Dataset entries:
[START]
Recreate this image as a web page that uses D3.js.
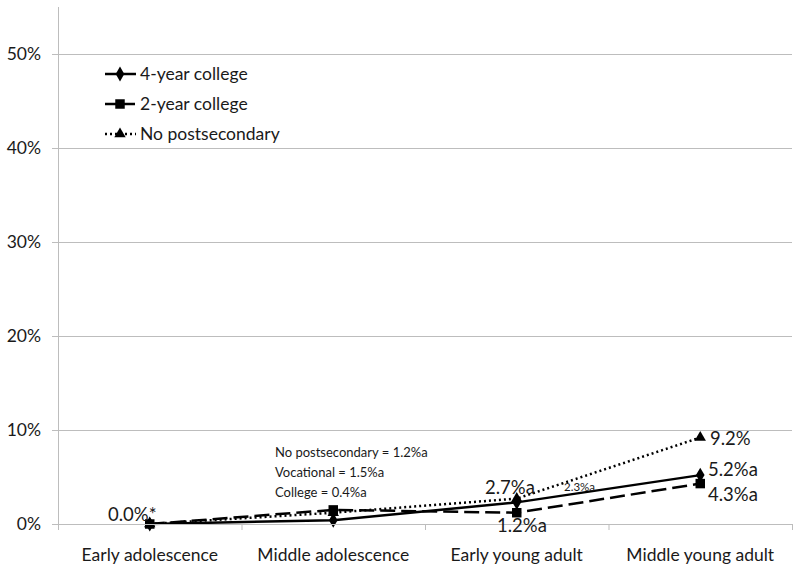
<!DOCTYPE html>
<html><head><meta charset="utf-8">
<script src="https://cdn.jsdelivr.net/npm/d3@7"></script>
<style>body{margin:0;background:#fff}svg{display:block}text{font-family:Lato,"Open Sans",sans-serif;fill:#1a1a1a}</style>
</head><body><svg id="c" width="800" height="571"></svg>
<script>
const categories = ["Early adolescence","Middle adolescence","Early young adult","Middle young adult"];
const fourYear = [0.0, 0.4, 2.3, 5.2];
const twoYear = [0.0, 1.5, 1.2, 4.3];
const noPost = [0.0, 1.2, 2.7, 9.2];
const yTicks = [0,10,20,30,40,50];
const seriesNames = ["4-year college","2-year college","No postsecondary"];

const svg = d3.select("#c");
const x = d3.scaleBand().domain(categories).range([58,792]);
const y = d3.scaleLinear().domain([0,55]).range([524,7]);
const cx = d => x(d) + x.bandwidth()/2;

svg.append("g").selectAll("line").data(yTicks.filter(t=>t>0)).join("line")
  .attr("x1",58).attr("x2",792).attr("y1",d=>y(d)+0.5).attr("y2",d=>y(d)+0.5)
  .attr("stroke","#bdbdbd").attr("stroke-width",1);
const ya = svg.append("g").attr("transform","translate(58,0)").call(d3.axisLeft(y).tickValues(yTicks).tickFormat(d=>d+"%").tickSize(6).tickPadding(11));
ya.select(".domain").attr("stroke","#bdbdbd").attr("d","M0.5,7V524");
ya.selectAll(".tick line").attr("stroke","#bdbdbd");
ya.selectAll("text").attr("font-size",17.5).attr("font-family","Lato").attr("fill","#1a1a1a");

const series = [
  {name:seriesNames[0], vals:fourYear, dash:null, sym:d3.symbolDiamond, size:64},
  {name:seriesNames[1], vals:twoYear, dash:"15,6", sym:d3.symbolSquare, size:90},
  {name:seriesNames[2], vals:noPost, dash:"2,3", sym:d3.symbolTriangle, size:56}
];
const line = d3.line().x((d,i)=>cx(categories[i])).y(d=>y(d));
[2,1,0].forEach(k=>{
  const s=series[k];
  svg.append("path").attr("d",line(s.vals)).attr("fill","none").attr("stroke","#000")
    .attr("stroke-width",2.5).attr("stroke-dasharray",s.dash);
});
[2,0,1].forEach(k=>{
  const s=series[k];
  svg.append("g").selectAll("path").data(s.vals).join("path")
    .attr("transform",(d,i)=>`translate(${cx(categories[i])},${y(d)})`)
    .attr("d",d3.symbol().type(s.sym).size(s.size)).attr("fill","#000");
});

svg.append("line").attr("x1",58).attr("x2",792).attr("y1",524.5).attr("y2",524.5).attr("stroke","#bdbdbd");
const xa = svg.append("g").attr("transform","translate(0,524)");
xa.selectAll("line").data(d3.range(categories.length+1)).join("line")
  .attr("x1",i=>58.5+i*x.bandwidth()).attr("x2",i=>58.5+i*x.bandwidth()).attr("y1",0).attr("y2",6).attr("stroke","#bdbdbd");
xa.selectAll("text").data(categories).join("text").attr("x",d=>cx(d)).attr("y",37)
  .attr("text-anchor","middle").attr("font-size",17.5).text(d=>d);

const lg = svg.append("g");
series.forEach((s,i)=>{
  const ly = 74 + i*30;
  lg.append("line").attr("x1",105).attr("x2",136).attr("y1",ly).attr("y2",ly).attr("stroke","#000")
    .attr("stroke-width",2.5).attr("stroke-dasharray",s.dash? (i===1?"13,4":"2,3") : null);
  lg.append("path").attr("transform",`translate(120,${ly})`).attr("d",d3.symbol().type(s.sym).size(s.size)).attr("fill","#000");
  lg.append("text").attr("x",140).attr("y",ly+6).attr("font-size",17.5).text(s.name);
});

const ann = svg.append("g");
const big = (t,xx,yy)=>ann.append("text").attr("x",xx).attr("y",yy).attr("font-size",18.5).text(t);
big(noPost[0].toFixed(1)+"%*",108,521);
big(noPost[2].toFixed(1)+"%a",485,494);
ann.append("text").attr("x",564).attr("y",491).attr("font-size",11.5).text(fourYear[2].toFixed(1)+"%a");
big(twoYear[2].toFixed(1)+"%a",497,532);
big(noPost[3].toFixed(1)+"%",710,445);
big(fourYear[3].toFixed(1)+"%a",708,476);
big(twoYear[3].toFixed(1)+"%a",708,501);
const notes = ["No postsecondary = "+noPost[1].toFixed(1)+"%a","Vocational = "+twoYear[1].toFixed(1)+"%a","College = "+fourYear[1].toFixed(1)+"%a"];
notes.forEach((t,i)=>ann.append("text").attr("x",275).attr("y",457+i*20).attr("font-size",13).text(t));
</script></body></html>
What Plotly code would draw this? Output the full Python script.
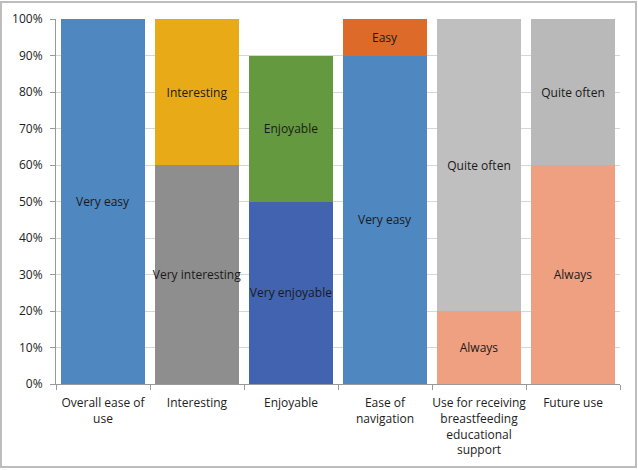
[END]
» What to do
All records should be output exactly, with the pictures left out.

» Reply to the task
Recreate this image as a web page that uses D3.js.
<!DOCTYPE html>
<html><head><meta charset="utf-8">
<script src="https://cdn.jsdelivr.net/npm/d3@7"></script>
<style>body{margin:0;background:#fff}svg{display:block}text{font-family:Lato,"Open Sans",sans-serif;fill:#1a1a1a}</style>
</head><body><svg id="c" width="800" height="571"></svg>
<script>
const categories = ["Early adolescence","Middle adolescence","Early young adult","Middle young adult"];
const fourYear = [0.0, 0.4, 2.3, 5.2];
const twoYear = [0.0, 1.5, 1.2, 4.3];
const noPost = [0.0, 1.2, 2.7, 9.2];
const yTicks = [0,10,20,30,40,50];
const seriesNames = ["4-year college","2-year college","No postsecondary"];

const svg = d3.select("#c");
const x = d3.scaleBand().domain(categories).range([58,792]);
const y = d3.scaleLinear().domain([0,55]).range([524,7]);
const cx = d => x(d) + x.bandwidth()/2;

svg.append("g").selectAll("line").data(yTicks.filter(t=>t>0)).join("line")
  .attr("x1",58).attr("x2",792).attr("y1",d=>y(d)+0.5).attr("y2",d=>y(d)+0.5)
  .attr("stroke","#bdbdbd").attr("stroke-width",1);
const ya = svg.append("g").attr("transform","translate(58,0)").call(d3.axisLeft(y).tickValues(yTicks).tickFormat(d=>d+"%").tickSize(6).tickPadding(11));
ya.select(".domain").attr("stroke","#bdbdbd").attr("d","M0.5,7V524");
ya.selectAll(".tick line").attr("stroke","#bdbdbd");
ya.selectAll("text").attr("font-size",17.5).attr("font-family","Lato").attr("fill","#1a1a1a");

const series = [
  {name:seriesNames[0], vals:fourYear, dash:null, sym:d3.symbolDiamond, size:64},
  {name:seriesNames[1], vals:twoYear, dash:"15,6", sym:d3.symbolSquare, size:90},
  {name:seriesNames[2], vals:noPost, dash:"2,3", sym:d3.symbolTriangle, size:56}
];
const line = d3.line().x((d,i)=>cx(categories[i])).y(d=>y(d));
[2,1,0].forEach(k=>{
  const s=series[k];
  svg.append("path").attr("d",line(s.vals)).attr("fill","none").attr("stroke","#000")
    .attr("stroke-width",2.5).attr("stroke-dasharray",s.dash);
});
[2,0,1].forEach(k=>{
  const s=series[k];
  svg.append("g").selectAll("path").data(s.vals).join("path")
    .attr("transform",(d,i)=>`translate(${cx(categories[i])},${y(d)})`)
    .attr("d",d3.symbol().type(s.sym).size(s.size)).attr("fill","#000");
});

svg.append("line").attr("x1",58).attr("x2",792).attr("y1",524.5).attr("y2",524.5).attr("stroke","#bdbdbd");
const xa = svg.append("g").attr("transform","translate(0,524)");
xa.selectAll("line").data(d3.range(categories.length+1)).join("line")
  .attr("x1",i=>58.5+i*x.bandwidth()).attr("x2",i=>58.5+i*x.bandwidth()).attr("y1",0).attr("y2",6).attr("stroke","#bdbdbd");
xa.selectAll("text").data(categories).join("text").attr("x",d=>cx(d)).attr("y",37)
  .attr("text-anchor","middle").attr("font-size",17.5).text(d=>d);

const lg = svg.append("g");
series.forEach((s,i)=>{
  const ly = 74 + i*30;
  lg.append("line").attr("x1",105).attr("x2",136).attr("y1",ly).attr("y2",ly).attr("stroke","#000")
    .attr("stroke-width",2.5).attr("stroke-dasharray",s.dash? (i===1?"13,4":"2,3") : null);
  lg.append("path").attr("transform",`translate(120,${ly})`).attr("d",d3.symbol().type(s.sym).size(s.size)).attr("fill","#000");
  lg.append("text").attr("x",140).attr("y",ly+6).attr("font-size",17.5).text(s.name);
});

const ann = svg.append("g");
const big = (t,xx,yy)=>ann.append("text").attr("x",xx).attr("y",yy).attr("font-size",18.5).text(t);
big(noPost[0].toFixed(1)+"%*",108,521);
big(noPost[2].toFixed(1)+"%a",485,494);
ann.append("text").attr("x",564).attr("y",491).attr("font-size",11.5).text(fourYear[2].toFixed(1)+"%a");
big(twoYear[2].toFixed(1)+"%a",497,532);
big(noPost[3].toFixed(1)+"%",710,445);
big(fourYear[3].toFixed(1)+"%a",708,476);
big(twoYear[3].toFixed(1)+"%a",708,501);
const notes = ["No postsecondary = "+noPost[1].toFixed(1)+"%a","Vocational = "+twoYear[1].toFixed(1)+"%a","College = "+fourYear[1].toFixed(1)+"%a"];
notes.forEach((t,i)=>ann.append("text").attr("x",275).attr("y",457+i*20).attr("font-size",13).text(t));
</script></body></html>
What Plotly code would draw this? Output the full Python script.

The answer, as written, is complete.